Methane leakage regulation is tightening: new national targets aim for a 30% reduction in methane emissions from upstream, midstream and distribution by 2030 (baseline 2020). Nippon Gas must deploy enhanced leak detection and repair (LDAR), continuous monitoring sensors, and pipeline integrity upgrades. Estimated investment to meet targets is JPY 20-35 billion through 2030 with anticipated abatement cost of JPY 150-400/ton CH4 reduced. Non-compliance penalties and reputational costs could equate to JPY 1-3 billion annually under adverse enforcement scenarios.

Renewable energy policy developments: Feed-in Premium (FIP) expansion increases merchant revenue stability and enables greater integration of solar PV into the power supply used for electrolytic hydrogen and facility electrification. Current on-site and contracted solar penetration is 12% of Nippon Gas's electricity consumption.

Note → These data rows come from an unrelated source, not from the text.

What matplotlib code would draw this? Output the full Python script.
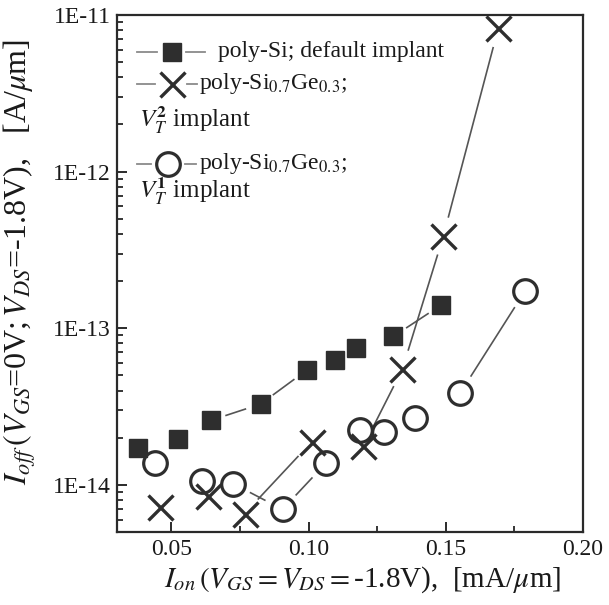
import numpy as np
import matplotlib
matplotlib.use("Agg")
import matplotlib.pyplot as plt
from matplotlib.ticker import MultipleLocator, LogLocator, NullFormatter

plt.rcParams['font.family'] = ['Liberation Serif', 'DejaVu Serif']
plt.rcParams['mathtext.fontset'] = 'stix'

# ---- data ----
sq_x = [0.0378, 0.0524, 0.0644, 0.0825, 0.0993, 0.1098, 0.1173, 0.1309, 0.1484]
sq_y = [1.72e-14, 1.97e-14, 2.58e-14, 3.28e-14, 5.40e-14, 6.26e-14, 7.51e-14, 8.87e-14, 1.41e-13]

cr_x = [0.0458, 0.0633, 0.0767, 0.1011, 0.1200, 0.1342, 0.1491, 0.1691]
cr_y = [7.18e-15, 8.48e-15, 6.56e-15, 1.88e-14, 1.77e-14, 5.49e-14, 3.87e-13, 8.21e-12]

ci_x = [0.0440, 0.0611, 0.0724, 0.0905, 0.1062, 0.1189, 0.1276, 0.1389, 0.1553, 0.1789]
ci_y = [1.37e-14, 1.06e-14, 1.02e-14, 6.97e-15, 1.37e-14, 2.25e-14, 2.19e-14, 2.66e-14, 3.87e-14, 1.73e-13]

x_ticks = [0.05, 0.10, 0.15, 0.20]
x_tick_labels = ['0.05', '0.10', '0.15', '0.20']
y_ticks = [1e-14, 1e-13, 1e-12, 1e-11]
y_tick_labels = ['1E-14', '1E-13', '1E-12', '1E-11']

labels = ['poly-Si; default implant',
          r'poly-Si$_{0.7}$Ge$_{0.3}$;',
          r'poly-Si$_{0.7}$Ge$_{0.3}$;']
sublabels = [None, r'$V_T^{\mathbf{2}}$ implant', r'$V_T^{\mathbf{1}}$ implant']

W, H = 609, 605
fig = plt.figure(figsize=(W / 100, H / 100), dpi=100)
L, R, T, B = 116.5, 583, 15, 532
ax = fig.add_axes([L / W, 1 - B / H, (R - L) / W, (B - T) / H])
ax.set_yscale('log')
ax.set_xlim(0.03, 0.20)
ax.set_ylim(5e-15, 1e-11)

mk_col = '#2e2e2e'
line_col = '#555555'


def gapped_line(xs, ys, gap):
    pts = ax.transData.transform(np.column_stack([xs, ys]))
    inv = ax.transData.inverted()
    for p1, p2 in zip(pts[:-1], pts[1:]):
        d = p2 - p1
        n = np.hypot(*d)
        if n <= 2 * gap + 14:
            continue
        a = p1 + d / n * gap
        b = p2 - d / n * gap
        seg = inv.transform(np.array([a, b]))
        ax.plot(seg[:, 0], seg[:, 1], color=line_col, lw=1.2, zorder=1)


gapped_line(sq_x, sq_y, 16)
gapped_line(cr_x, cr_y, 20)
gapped_line(ci_x, ci_y, 20)

ax.plot(sq_x, sq_y, ls='none', marker='s', ms=13.5, color=mk_col, mec=mk_col, zorder=3)
ax.plot(cr_x, cr_y, ls='none', marker='x', ms=18, mew=2.4, color=mk_col, zorder=3)
ax.plot(ci_x, ci_y, ls='none', marker='o', ms=17, mew=2.3, mfc='none', mec=mk_col, zorder=3)

# ticks
ax.set_xticks(x_ticks)
ax.set_xticklabels(x_tick_labels)
ax.xaxis.set_minor_locator(MultipleLocator(0.025))
ax.set_yticks(y_ticks)
ax.set_yticklabels(y_tick_labels)
ax.yaxis.set_minor_locator(LogLocator(base=10, subs=np.arange(2, 10)))
ax.yaxis.set_minor_formatter(NullFormatter())
ax.tick_params(which='major', direction='in', length=7, width=1.3, labelsize=17,
               colors='#1a1a1a', top=False, right=False)
ax.tick_params(which='minor', direction='in', length=4, width=1.1, top=False, right=False)
ax.tick_params(axis='x', pad=5)
ax.tick_params(axis='y', pad=4)
for s in ax.spines.values():
    s.set_linewidth(1.6)
    s.set_color('#2a2a2a')

# axis labels
fig.text(363 / W, 1 - 580 / H,
         r'$I_{on}\,(V_{GS}=V_{DS}=$-1.8V),  [mA/$\mu$m]',
         ha='center', va='center', fontsize=21, color='#1a1a1a')
fig.text(20 / W, 1 - 262 / H,
         r'$I_{off}\,(V_{GS}$=0V;$\,V_{DS}$=-1.8V),   [A/$\mu$m]',
         ha='center', va='center', rotation=90, fontsize=23, color='#1a1a1a')

# manual legend (figure pixel coords from top-left)
def fx(px):
    return px / W


def fy(py):
    return 1 - py / H


dash_col = '#8a8a8a'
entries = [
    dict(y=52, mx=172, marker='s', kw=dict(ms=13.5, color=mk_col), d1=(137, 157), d2=(186, 205), tx=218),
    dict(y=84, mx=172, marker='x', kw=dict(ms=18, mew=2.4, color=mk_col), d1=(137, 155), d2=(187, 197), tx=199),
    dict(y=164, mx=168, marker='o', kw=dict(ms=17, mew=2.3, mfc='none', mec=mk_col), d1=(137, 151), d2=(185, 196), tx=199),
]
sub_y = [None, 120, 191]
for i, e in enumerate(entries):
    for d in (e['d1'], e['d2']):
        fig.add_artist(plt.Line2D([fx(d[0]), fx(d[1])], [fy(e['y']), fy(e['y'])],
                                  color=dash_col, lw=1.3, transform=fig.transFigure))
    fig.add_artist(plt.Line2D([fx(e['mx'])], [fy(e['y'])], marker=e['marker'], ls='none',
                              transform=fig.transFigure, **e['kw']))
    fig.text(fx(e['tx']), fy(e['y']), labels[i], ha='left', va='center', fontsize=17,
             color='#1a1a1a')
    if sublabels[i]:
        fig.text(fx(139), fy(sub_y[i]), sublabels[i], ha='left', va='center', fontsize=18,
                 color='#1a1a1a')

fig.savefig('out.png', dpi=100)
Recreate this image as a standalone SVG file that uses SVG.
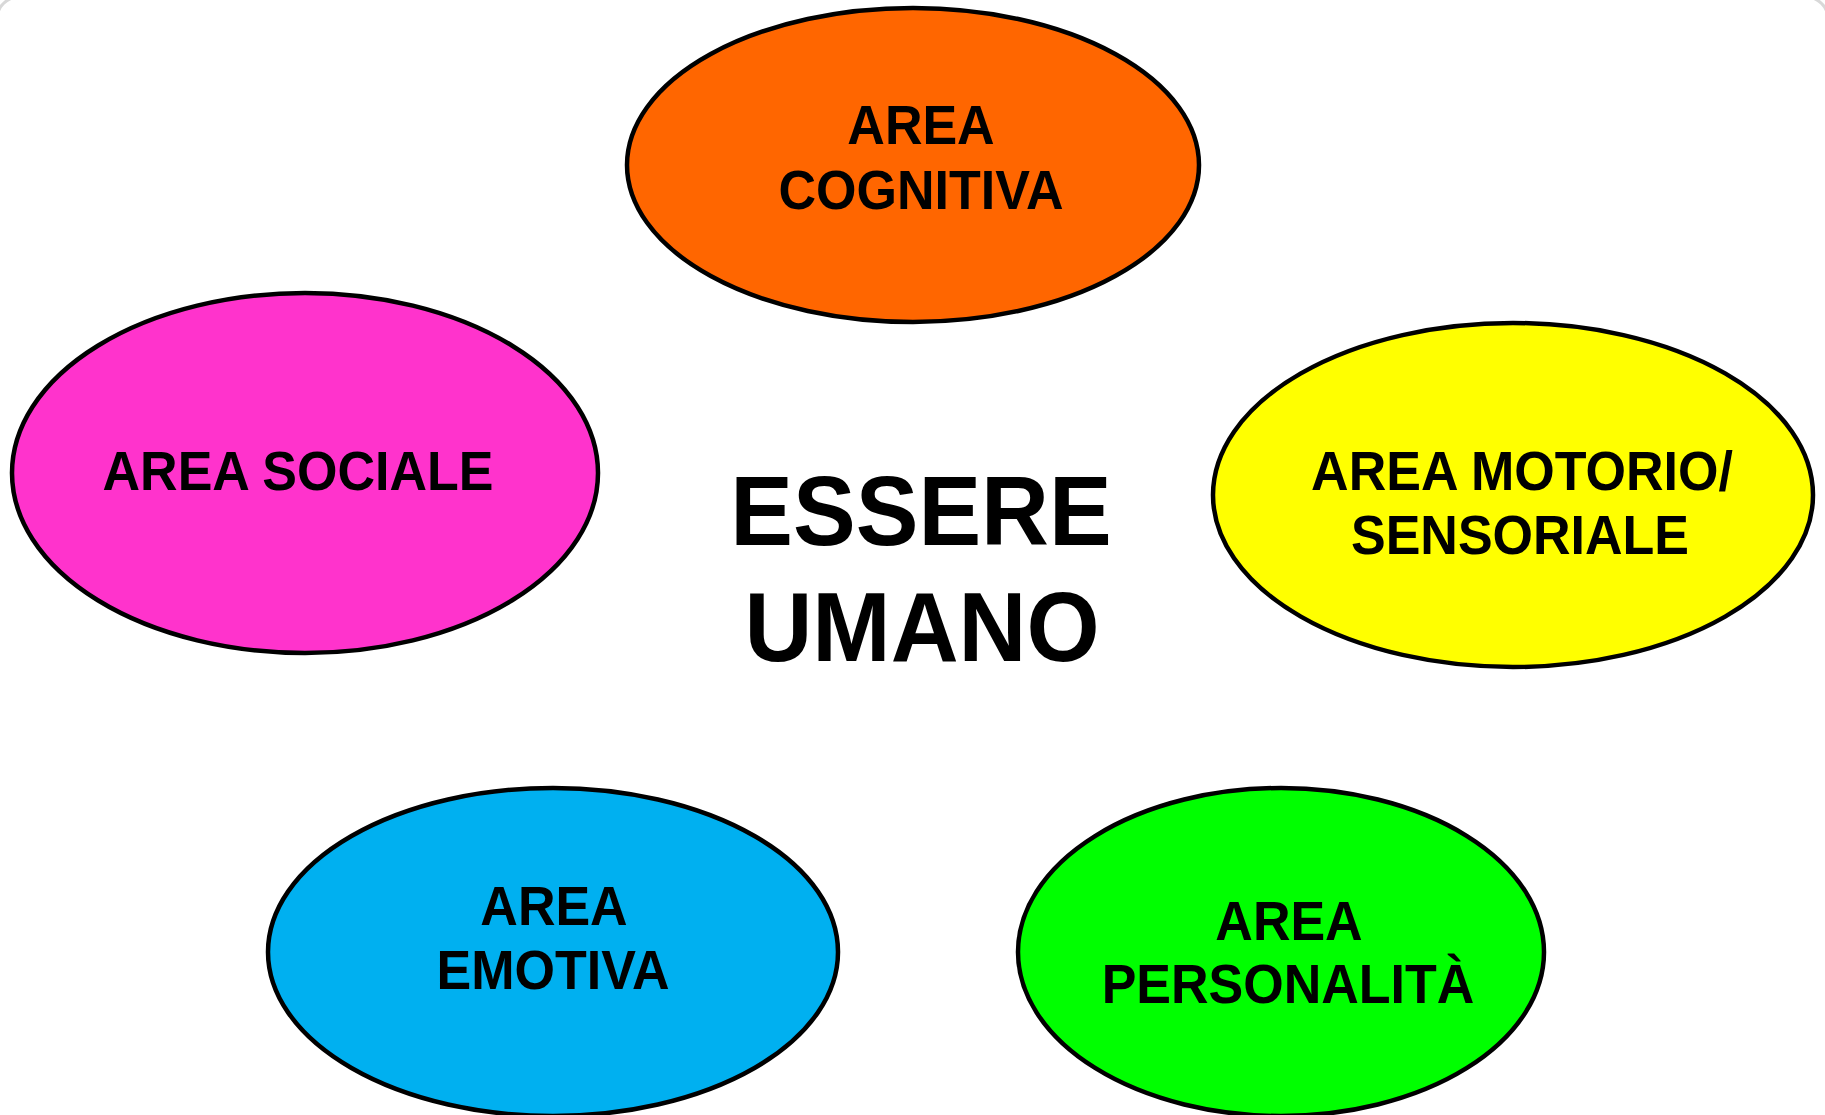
<svg xmlns="http://www.w3.org/2000/svg" width="1825" height="1115" viewBox="0 0 1825 1115">
<style>
.n{stroke:#000;stroke-width:4.5}
.t{font-family:"Liberation Sans",Arial,sans-serif;font-weight:bold;font-size:52px;fill:#000;text-anchor:middle}
.c{font-family:"Liberation Sans",Arial,sans-serif;font-weight:bold;font-size:94px;fill:#000;text-anchor:middle}
</style>
<rect x="0" y="0" width="1825" height="1115" fill="#fff"/>
<rect x="-3" y="-3" width="1831" height="1200" rx="22" fill="none" stroke="#d8d8d8" stroke-width="3"/>
<g id="connectors"></g>
<g id="cognitiva">
<ellipse class="n" cx="913" cy="165" rx="286" ry="157" fill="#FF6600"/>
<text class="t" transform="translate(921,144) scale(1,1.06)">AREA</text>
<text class="t" transform="translate(921,209) scale(1,1.06)">COGNITIVA</text>
</g>
<g id="sociale">
<ellipse class="n" cx="305" cy="473" rx="293" ry="180" fill="#FF33CC"/>
<text class="t" transform="translate(298,490) scale(1,1.06)">AREA SOCIALE</text>
</g>
<g id="motorio">
<ellipse class="n" cx="1513" cy="495" rx="300" ry="172" fill="#FFFF00"/>
<text class="t" transform="translate(1522,490) scale(1,1.06)">AREA MOTORIO/</text>
<text class="t" transform="translate(1520,554) scale(1,1.06)">SENSORIALE</text>
</g>
<g id="emotiva">
<ellipse class="n" cx="553" cy="952" rx="285" ry="164" fill="#00B0F0"/>
<text class="t" transform="translate(554,925) scale(1,1.06)">AREA</text>
<text class="t" transform="translate(553,989) scale(1,1.06)">EMOTIVA</text>
</g>
<g id="personalita">
<ellipse class="n" cx="1281" cy="952" rx="263" ry="164" fill="#00FF00"/>
<text class="t" transform="translate(1289,940) scale(1,1.06)">AREA</text>
<text class="t" transform="translate(1288,1003) scale(1,1.06)">PERSONALITÀ</text>
</g>
<g id="essere">
<text class="c" transform="translate(921,545) scale(1,1.04)">ESSERE</text>
<text class="c" transform="translate(922,661) scale(1,1.04)">UMANO</text>
</g>
</svg>
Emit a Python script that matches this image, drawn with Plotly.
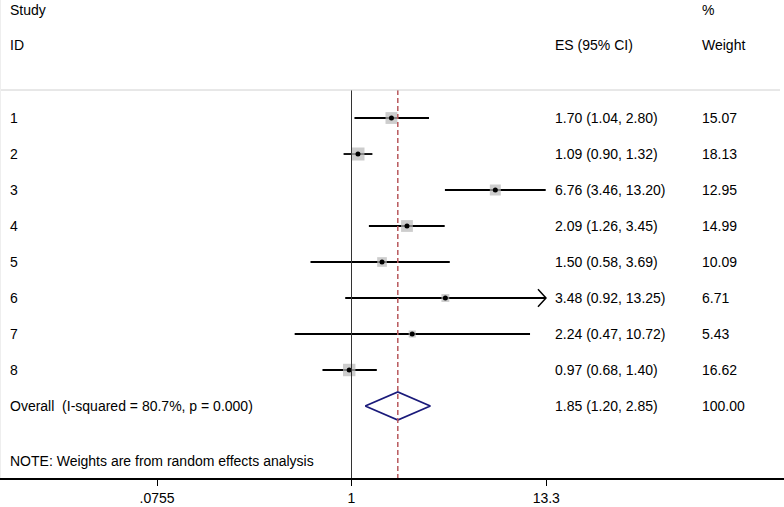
import numpy as np
import plotly.graph_objects as go

# ---- data ----
study_ids = ["1", "2", "3", "4", "5", "6", "7", "8"]
es = [1.70, 1.09, 6.76, 2.09, 1.50, 3.48, 2.24, 0.97]
lower = [1.04, 0.90, 3.46, 1.26, 0.58, 0.92, 0.47, 0.68]
upper = [2.80, 1.32, 13.20, 3.45, 3.69, 13.25, 10.72, 1.40]
arrow_right = [False, False, False, False, False, True, False, False]
weights = [15.07, 18.13, 12.95, 14.99, 10.09, 6.71, 5.43, 16.62]
es_labels = ["1.70 (1.04, 2.80)", "1.09 (0.90, 1.32)", "6.76 (3.46, 13.20)",
             "2.09 (1.26, 3.45)", "1.50 (0.58, 3.69)", "3.48 (0.92, 13.25)",
             "2.24 (0.47, 10.72)", "0.97 (0.68, 1.40)"]
weight_labels = ["15.07", "18.13", "12.95", "14.99", "10.09", "6.71", "5.43", "16.62"]
overall_label = "Overall  (I-squared = 80.7%, p = 0.000)"
overall_es, overall_lo, overall_hi = 1.85, 1.20, 2.85
overall_es_label = "1.85 (1.20, 2.85)"
overall_weight_label = "100.00"
tick_vals = [0.0755, 1, 13.3]
tick_text = [".0755", "1", "13.3"]

W, H = 784, 507
FONT = "Liberation Sans, Arial, sans-serif"
FS = 14
n = len(study_ids)
rows = [-(i + 1) for i in range(n)]
overall_row = -(n + 1)

fig = go.Figure()

# CI lines
for i in range(n):
    fig.add_trace(go.Scatter(x=[lower[i], upper[i]], y=[rows[i], rows[i]], mode="lines",
                             line=dict(color="black", width=1.8), hoverinfo="skip",
                             showlegend=False))
    if arrow_right[i]:
        f = 10 ** (8 / 173.3)
        fig.add_trace(go.Scatter(x=[upper[i] / f, upper[i], upper[i] / f],
                                 y=[rows[i] + 0.24, rows[i], rows[i] - 0.24],
                                 mode="lines", line=dict(color="black", width=1.5),
                                 hoverinfo="skip", showlegend=False))

# weight squares
sizes = [3.05 * np.sqrt(w) for w in weights]
fig.add_trace(go.Scatter(x=es, y=rows, mode="markers",
                         marker=dict(symbol="square", size=sizes, color="#b8b8b8",
                                     line=dict(width=0)),
                         hoverinfo="skip", showlegend=False))
fig.add_trace(go.Scatter(x=es, y=rows, mode="markers",
                         marker=dict(symbol="circle", size=5, color="black"),
                         hoverinfo="skip", showlegend=False))

# diamond
dh = 0.39
fig.add_trace(go.Scatter(x=[overall_lo, overall_es, overall_hi, overall_es, overall_lo],
                         y=[overall_row, overall_row + dh, overall_row, overall_row - dh, overall_row],
                         mode="lines", line=dict(color="#1a1a7a", width=1.8),
                         hoverinfo="skip", showlegend=False))

y_top_line = -0.222
y_bottom = -11
# vertical null line and overall dashed line
fig.add_trace(go.Scatter(x=[1, 1], y=[y_top_line, y_bottom], mode="lines",
                         line=dict(color="#333333", width=1), hoverinfo="skip", showlegend=False))
fig.add_trace(go.Scatter(x=[overall_es, overall_es], y=[y_top_line, y_bottom], mode="lines",
                         line=dict(color="#b8585c", width=1.5, dash="5px,3px"),
                         hoverinfo="skip", showlegend=False))

# light horizontal separator
fig.add_shape(type="line", xref="paper", yref="y", x0=0, x1=780 / W,
              y0=y_top_line, y1=y_top_line, line=dict(color="#d0d0d0", width=1))
fig.add_shape(type="line", xref="paper", yref="paper", x0=0.5 / W, x1=0.5 / W,
              y0=0, y1=1, line=dict(color="#eeeeee", width=1))

ann = []
def txt(x_px, y, s):
    ann.append(dict(x=x_px / W, xref="paper", y=y, yref="y", text=s, showarrow=False,
                    xanchor="left", yanchor="middle", font=dict(family=FONT, size=FS, color="black")))

txt(8, 2.0, "Study")
txt(8, 1.03, "ID")
txt(553, 1.03, "ES (95% CI)")
txt(700, 2.0, "%")
txt(700, 1.03, "Weight")
for i in range(n):
    txt(8, rows[i], study_ids[i])
    txt(553, rows[i], es_labels[i])
    txt(700, rows[i], weight_labels[i])
txt(8, overall_row, overall_label)
txt(553, overall_row, overall_es_label)
txt(700, overall_row, overall_weight_label)
txt(8, -10.53, "NOTE: Weights are from random effects analysis")

lo_log = -351.5 / 173.3
hi_log = (W - 351.5) / 173.3

fig.update_layout(
    width=W, height=H,
    margin=dict(l=0, r=0, t=0, b=29),
    paper_bgcolor="white", plot_bgcolor="white",
    annotations=ann,
    xaxis=dict(type="log", range=[lo_log, hi_log], tickvals=tick_vals, ticktext=tick_text,
               showgrid=False, zeroline=False, showline=True, linecolor="black", linewidth=1.5,
               ticks="outside", ticklen=6, tickcolor="black",
               tickfont=dict(family=FONT, size=FS, color="black")),
    yaxis=dict(range=[y_bottom, 2.278], showgrid=False, zeroline=False, showticklabels=False,
               showline=False),
)

fig.write_html("out.html", config={"displayModeBar": False},
               post_script="document.body.style.margin='0';document.body.style.padding='0';")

Target internal plan: increase renewables share to 35-45% by 2030 through PPAs and owned capacity. Expected levelized cost of electricity (LCOE) for contracted solar: JPY 7-9/kWh vs. grid average JPY 14-16/kWh; projected annual electricity cost savings JPY 800-1,200 million at 35% renewables penetration.

Item Metric / Value Timeline Estimated Financial Impact (JPY)
GHG reduction target 46% vs 2019 By 2030 CAPEX JPY 45-60bn; OPEX +3-5% p.a.
TCFD compliance Mandatory disclosures Immediate/ongoing Compliance cost JPY 0.3-0.6bn/yr; potential cost of capital ±20-40bps
Regional temp rise +1.2°C by 2030 By 2030 Heating demand -6-10% volume; revenue risk JPY 3-8bn/yr
Methane leakage reduction -30% vs 2020 By 2030 Investment JPY 20-35bn; abatement cost JPY 150-400/ton CH4
Renewables (solar) penetration Current 12% → Target 35-45% By 2030 LCOE solar JPY 7-9/kWh; annual savings JPY 0.8-1.2bn at 35%

Operational and strategic implications include:

  • Fuel mix shift: accelerated procurement of synthetic methane and hydrogen; pilot commercial volumes targeted 50-150 GWh/year by 2028.
  • Asset adaptation: electrification of compression stations and adoption of low-carbon LNG carriers; expected retrofitting CAPEX JPY 8-12bn.
  • Emission monitoring: rollout of continuous methane sensors across 95% of distribution network by 2028; baseline annual fugitive emissions 0.4% of throughput.
  • Energy sourcing: increase PPA-sourced renewables to 1.2-1.8 TWh/year by 2030 to meet internal 35% electricity share target.
  • Regulatory risk mitigation: establishment of internal carbon price (JPY 10,000-20,000/ton CO2e) for project appraisal and investment gating.